Task requirements
The listing below should be written out exactly; please include all of it.

Source data
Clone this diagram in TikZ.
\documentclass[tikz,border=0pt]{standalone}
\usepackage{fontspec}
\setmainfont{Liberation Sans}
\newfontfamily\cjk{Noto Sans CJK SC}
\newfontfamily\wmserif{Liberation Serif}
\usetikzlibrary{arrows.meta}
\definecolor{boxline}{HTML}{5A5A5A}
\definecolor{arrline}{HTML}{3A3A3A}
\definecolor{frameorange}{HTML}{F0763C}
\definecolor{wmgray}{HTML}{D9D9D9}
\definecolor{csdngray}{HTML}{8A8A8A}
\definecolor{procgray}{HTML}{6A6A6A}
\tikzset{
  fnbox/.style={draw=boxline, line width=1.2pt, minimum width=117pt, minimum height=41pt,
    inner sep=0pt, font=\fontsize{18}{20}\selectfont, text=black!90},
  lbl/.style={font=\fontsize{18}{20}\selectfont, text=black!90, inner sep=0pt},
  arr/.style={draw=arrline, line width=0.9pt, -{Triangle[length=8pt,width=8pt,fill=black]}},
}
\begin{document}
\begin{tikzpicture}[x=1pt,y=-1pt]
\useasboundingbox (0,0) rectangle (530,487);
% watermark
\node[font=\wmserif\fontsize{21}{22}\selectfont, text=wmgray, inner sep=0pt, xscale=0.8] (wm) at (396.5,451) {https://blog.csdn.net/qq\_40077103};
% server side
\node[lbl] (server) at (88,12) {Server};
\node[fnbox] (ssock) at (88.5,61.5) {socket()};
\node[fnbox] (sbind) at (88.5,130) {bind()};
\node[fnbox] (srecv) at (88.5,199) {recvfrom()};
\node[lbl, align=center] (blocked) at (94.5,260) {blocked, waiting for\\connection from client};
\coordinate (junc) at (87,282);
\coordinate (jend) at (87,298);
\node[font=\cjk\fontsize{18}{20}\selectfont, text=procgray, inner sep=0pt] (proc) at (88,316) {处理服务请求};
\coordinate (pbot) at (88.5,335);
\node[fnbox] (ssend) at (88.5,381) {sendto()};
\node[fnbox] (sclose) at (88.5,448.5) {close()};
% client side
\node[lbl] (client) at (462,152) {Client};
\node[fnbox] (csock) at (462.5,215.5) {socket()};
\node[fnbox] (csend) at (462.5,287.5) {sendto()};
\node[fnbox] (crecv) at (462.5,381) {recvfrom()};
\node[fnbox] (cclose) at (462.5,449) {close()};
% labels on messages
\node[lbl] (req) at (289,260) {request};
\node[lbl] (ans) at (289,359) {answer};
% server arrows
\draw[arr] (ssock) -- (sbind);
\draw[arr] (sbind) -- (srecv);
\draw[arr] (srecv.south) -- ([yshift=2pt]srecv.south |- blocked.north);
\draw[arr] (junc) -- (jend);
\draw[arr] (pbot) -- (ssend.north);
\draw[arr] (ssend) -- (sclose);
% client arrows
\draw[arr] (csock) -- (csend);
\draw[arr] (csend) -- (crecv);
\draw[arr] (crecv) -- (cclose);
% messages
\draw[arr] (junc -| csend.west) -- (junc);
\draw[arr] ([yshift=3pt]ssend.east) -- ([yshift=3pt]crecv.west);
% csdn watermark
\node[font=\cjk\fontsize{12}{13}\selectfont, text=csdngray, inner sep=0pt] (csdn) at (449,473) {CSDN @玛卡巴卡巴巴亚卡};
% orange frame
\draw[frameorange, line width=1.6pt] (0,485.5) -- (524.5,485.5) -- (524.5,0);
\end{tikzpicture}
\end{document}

Task result
Clone this diagram in TikZ.
\documentclass[tikz,border=0pt]{standalone}
\usepackage{fontspec}
\setmainfont{Liberation Sans}
\newfontfamily\cjk{Noto Sans CJK SC}
\newfontfamily\wmserif{Liberation Serif}
\usetikzlibrary{arrows.meta}
\definecolor{boxline}{HTML}{5A5A5A}
\definecolor{arrline}{HTML}{3A3A3A}
\definecolor{frameorange}{HTML}{F0763C}
\definecolor{wmgray}{HTML}{D9D9D9}
\definecolor{csdngray}{HTML}{8A8A8A}
\definecolor{procgray}{HTML}{6A6A6A}
\tikzset{
  fnbox/.style={draw=boxline, line width=1.2pt, minimum width=117pt, minimum height=41pt,
    inner sep=0pt, font=\fontsize{18}{20}\selectfont, text=black!90},
  lbl/.style={font=\fontsize{18}{20}\selectfont, text=black!90, inner sep=0pt},
  arr/.style={draw=arrline, line width=0.9pt, -{Triangle[length=8pt,width=8pt,fill=black]}},
}
\begin{document}
\begin{tikzpicture}[x=1pt,y=-1pt]
\useasboundingbox (0,0) rectangle (530,487);
% watermark
\node[font=\wmserif\fontsize{21}{22}\selectfont, text=wmgray, inner sep=0pt, xscale=0.8] (wm) at (396.5,451) {https://blog.csdn.net/qq\_40077103};
% server side
\node[lbl] (server) at (88,12) {Server};
\node[fnbox] (ssock) at (88.5,61.5) {socket()};
\node[fnbox] (sbind) at (88.5,130) {bind()};
\node[fnbox] (srecv) at (88.5,199) {recvfrom()};
\node[lbl, align=center] (blocked) at (94.5,260) {blocked, waiting for\\connection from client};
\coordinate (junc) at (87,282);
\coordinate (jend) at (87,298);
\node[font=\cjk\fontsize{18}{20}\selectfont, text=procgray, inner sep=0pt] (proc) at (88,316) {处理服务请求};
\coordinate (pbot) at (88.5,335);
\node[fnbox] (ssend) at (88.5,381) {sendto()};
\node[fnbox] (sclose) at (88.5,448.5) {close()};
% client side
\node[lbl] (client) at (462,152) {Client};
\node[fnbox] (csock) at (462.5,215.5) {socket()};
\node[fnbox] (csend) at (462.5,287.5) {sendto()};
\node[fnbox] (crecv) at (462.5,381) {recvfrom()};
\node[fnbox] (cclose) at (462.5,449) {close()};
% labels on messages
\node[lbl] (req) at (289,260) {request};
\node[lbl] (ans) at (289,359) {answer};
% server arrows
\draw[arr] (ssock) -- (sbind);
\draw[arr] (sbind) -- (srecv);
\draw[arr] (srecv.south) -- ([yshift=2pt]srecv.south |- blocked.north);
\draw[arr] (junc) -- (jend);
\draw[arr] (pbot) -- (ssend.north);
\draw[arr] (ssend) -- (sclose);
% client arrows
\draw[arr] (csock) -- (csend);
\draw[arr] (csend) -- (crecv);
\draw[arr] (crecv) -- (cclose);
% messages
\draw[arr] (junc -| csend.west) -- (junc);
\draw[arr] ([yshift=3pt]ssend.east) -- ([yshift=3pt]crecv.west);
% csdn watermark
\node[font=\cjk\fontsize{12}{13}\selectfont, text=csdngray, inner sep=0pt] (csdn) at (449,473) {CSDN @玛卡巴卡巴巴亚卡};
% orange frame
\draw[frameorange, line width=1.6pt] (0,485.5) -- (524.5,485.5) -- (524.5,0);
\end{tikzpicture}
\end{document}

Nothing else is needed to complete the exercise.